INSTRUCTION: Every line that contains the word "chart" should be copied.

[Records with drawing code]
──────────

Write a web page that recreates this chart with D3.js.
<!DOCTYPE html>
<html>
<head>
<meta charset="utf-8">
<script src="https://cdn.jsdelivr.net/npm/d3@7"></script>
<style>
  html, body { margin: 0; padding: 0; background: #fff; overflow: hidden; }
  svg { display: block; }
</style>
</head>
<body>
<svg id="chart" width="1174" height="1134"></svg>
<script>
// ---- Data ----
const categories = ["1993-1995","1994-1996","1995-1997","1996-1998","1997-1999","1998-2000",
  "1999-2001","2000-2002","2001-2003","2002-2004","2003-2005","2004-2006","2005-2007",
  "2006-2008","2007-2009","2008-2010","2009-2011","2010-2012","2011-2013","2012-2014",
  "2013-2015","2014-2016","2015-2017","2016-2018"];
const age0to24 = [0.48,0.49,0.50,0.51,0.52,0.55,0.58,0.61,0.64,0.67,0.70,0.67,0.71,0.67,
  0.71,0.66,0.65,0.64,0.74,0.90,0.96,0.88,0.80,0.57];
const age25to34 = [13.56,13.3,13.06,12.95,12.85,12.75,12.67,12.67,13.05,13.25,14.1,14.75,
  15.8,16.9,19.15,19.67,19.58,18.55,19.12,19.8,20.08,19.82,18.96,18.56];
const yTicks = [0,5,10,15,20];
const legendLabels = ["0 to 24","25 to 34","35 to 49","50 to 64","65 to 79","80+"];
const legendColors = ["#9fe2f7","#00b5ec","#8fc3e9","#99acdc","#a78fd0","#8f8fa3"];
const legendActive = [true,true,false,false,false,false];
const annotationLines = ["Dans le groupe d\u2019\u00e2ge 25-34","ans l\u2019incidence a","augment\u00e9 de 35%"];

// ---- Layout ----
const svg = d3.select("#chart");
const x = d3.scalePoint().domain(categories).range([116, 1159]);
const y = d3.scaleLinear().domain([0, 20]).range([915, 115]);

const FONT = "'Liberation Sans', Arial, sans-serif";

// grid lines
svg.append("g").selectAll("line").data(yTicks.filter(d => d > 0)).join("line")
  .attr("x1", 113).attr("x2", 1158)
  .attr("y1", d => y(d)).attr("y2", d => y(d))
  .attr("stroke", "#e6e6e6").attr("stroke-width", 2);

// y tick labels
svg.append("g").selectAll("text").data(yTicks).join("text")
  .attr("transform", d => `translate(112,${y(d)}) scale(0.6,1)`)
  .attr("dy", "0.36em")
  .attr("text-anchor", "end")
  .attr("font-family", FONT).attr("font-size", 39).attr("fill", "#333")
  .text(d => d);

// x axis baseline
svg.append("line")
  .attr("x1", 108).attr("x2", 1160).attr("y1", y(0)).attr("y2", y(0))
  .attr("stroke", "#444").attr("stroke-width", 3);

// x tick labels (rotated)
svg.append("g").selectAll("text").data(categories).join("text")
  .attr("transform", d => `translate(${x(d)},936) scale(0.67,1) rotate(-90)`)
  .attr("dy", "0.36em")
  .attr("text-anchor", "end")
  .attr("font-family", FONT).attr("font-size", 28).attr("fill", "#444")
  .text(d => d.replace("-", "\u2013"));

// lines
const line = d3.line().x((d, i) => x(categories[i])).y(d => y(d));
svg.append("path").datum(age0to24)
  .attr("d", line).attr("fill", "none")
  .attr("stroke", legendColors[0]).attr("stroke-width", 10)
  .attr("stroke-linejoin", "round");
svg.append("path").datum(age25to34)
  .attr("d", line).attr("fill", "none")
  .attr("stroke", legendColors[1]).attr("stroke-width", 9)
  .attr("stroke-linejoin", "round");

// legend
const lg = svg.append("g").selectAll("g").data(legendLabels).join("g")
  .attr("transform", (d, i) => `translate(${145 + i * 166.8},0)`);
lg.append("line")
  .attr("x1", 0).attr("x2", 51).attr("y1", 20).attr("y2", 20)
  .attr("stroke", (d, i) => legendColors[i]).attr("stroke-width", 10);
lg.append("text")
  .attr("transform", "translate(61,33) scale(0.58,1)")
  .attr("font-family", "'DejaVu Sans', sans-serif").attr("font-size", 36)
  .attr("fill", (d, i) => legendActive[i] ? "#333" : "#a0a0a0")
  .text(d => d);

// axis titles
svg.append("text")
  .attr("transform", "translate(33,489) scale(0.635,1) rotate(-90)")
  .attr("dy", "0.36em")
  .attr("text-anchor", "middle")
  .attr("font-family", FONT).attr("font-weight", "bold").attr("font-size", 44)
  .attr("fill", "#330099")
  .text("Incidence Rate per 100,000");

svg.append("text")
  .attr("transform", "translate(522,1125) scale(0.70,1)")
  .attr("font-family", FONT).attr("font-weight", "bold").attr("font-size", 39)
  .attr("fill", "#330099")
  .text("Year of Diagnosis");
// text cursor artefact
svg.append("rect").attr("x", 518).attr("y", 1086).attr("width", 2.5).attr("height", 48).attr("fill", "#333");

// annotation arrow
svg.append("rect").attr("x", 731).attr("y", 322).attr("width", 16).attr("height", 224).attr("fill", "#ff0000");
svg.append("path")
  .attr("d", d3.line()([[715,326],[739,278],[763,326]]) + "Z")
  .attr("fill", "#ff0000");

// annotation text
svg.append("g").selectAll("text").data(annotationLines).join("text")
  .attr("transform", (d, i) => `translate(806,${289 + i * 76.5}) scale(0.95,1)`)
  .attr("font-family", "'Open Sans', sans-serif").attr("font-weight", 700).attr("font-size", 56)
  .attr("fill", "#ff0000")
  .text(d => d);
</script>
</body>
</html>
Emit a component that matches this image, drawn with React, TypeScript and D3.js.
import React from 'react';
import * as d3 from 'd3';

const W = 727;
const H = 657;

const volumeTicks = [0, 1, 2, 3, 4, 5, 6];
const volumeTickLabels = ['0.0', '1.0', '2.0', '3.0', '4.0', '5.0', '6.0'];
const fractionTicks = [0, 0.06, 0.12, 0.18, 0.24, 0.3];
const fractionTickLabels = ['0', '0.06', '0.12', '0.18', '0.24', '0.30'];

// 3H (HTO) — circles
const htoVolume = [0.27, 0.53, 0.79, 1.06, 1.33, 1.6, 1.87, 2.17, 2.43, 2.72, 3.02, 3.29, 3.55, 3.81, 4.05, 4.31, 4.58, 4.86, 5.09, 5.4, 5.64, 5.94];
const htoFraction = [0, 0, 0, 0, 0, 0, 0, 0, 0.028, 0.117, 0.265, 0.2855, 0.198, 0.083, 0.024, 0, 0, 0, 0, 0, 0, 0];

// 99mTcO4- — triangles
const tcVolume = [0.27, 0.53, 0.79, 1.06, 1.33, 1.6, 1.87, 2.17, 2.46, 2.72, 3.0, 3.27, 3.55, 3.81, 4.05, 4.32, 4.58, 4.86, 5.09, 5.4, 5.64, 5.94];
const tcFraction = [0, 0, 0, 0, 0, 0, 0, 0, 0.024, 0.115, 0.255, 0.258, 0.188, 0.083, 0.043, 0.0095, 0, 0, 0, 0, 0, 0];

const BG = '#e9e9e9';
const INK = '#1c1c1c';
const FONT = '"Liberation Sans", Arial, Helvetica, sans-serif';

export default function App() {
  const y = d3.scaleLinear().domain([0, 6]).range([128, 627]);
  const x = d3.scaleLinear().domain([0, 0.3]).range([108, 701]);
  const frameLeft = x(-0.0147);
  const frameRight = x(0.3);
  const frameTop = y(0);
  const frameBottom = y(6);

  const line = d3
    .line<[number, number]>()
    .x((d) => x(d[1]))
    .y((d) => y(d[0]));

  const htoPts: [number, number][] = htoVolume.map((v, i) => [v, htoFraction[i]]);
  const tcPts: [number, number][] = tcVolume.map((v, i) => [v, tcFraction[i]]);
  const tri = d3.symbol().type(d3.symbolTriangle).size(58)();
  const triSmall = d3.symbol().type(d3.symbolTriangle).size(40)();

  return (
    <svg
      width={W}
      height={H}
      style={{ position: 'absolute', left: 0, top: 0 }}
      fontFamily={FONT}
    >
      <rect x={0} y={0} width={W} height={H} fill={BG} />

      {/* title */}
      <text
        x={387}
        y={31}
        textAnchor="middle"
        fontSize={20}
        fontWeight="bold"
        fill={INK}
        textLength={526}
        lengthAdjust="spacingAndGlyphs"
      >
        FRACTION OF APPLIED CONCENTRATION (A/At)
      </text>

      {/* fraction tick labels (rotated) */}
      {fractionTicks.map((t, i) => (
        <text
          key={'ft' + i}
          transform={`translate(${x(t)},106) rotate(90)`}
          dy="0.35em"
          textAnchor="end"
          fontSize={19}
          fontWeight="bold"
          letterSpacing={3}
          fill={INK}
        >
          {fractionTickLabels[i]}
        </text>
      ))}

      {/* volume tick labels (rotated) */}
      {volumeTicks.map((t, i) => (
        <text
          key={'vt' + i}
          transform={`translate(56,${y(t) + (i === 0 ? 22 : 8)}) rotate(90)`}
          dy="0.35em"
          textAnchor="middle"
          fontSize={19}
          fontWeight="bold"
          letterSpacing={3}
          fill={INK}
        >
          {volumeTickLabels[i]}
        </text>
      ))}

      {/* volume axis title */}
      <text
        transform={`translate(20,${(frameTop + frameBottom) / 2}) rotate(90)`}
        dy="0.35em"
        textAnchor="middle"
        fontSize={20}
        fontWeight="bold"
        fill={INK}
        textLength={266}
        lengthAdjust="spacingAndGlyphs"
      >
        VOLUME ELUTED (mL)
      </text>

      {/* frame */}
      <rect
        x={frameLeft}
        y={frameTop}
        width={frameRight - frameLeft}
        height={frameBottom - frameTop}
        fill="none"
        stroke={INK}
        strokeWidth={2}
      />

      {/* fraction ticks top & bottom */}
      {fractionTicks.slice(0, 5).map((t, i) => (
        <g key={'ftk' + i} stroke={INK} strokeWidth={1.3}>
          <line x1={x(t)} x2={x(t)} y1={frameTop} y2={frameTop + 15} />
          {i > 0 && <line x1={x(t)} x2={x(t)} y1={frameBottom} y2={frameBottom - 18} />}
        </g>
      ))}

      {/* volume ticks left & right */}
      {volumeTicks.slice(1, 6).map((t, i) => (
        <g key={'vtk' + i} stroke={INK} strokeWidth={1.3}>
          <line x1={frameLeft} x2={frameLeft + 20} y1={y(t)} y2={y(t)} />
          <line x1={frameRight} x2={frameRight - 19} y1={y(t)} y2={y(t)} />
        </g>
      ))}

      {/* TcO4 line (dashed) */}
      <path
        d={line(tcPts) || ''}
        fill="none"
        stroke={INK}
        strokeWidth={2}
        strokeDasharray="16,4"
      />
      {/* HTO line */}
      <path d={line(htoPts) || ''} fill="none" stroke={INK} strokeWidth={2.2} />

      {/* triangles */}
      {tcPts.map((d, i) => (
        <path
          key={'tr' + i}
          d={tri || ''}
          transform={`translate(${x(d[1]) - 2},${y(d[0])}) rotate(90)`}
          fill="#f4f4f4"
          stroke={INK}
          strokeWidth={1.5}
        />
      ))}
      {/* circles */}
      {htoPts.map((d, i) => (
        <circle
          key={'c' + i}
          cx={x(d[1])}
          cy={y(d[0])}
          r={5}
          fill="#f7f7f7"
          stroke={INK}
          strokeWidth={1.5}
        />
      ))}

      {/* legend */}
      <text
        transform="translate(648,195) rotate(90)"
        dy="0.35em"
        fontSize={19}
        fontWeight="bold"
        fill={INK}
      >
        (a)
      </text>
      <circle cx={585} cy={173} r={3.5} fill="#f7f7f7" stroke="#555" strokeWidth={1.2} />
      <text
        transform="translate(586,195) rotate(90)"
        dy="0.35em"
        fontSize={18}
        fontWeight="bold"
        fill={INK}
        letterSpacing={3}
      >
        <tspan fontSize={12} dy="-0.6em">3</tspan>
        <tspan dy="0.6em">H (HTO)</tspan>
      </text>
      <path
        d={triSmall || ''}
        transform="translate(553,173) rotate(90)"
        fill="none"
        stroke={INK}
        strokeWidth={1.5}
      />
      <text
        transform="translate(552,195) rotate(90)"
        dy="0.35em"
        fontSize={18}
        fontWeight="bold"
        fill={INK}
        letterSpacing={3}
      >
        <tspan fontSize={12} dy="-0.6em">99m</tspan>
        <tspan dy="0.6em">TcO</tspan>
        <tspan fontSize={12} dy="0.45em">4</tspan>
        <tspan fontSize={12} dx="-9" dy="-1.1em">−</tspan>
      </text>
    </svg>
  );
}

──────────

IN RESPONSE:
Write a web page that recreates this chart with D3.js.
<svg id="chart" width="1174" height="1134"></svg>
const svg = d3.select("#chart");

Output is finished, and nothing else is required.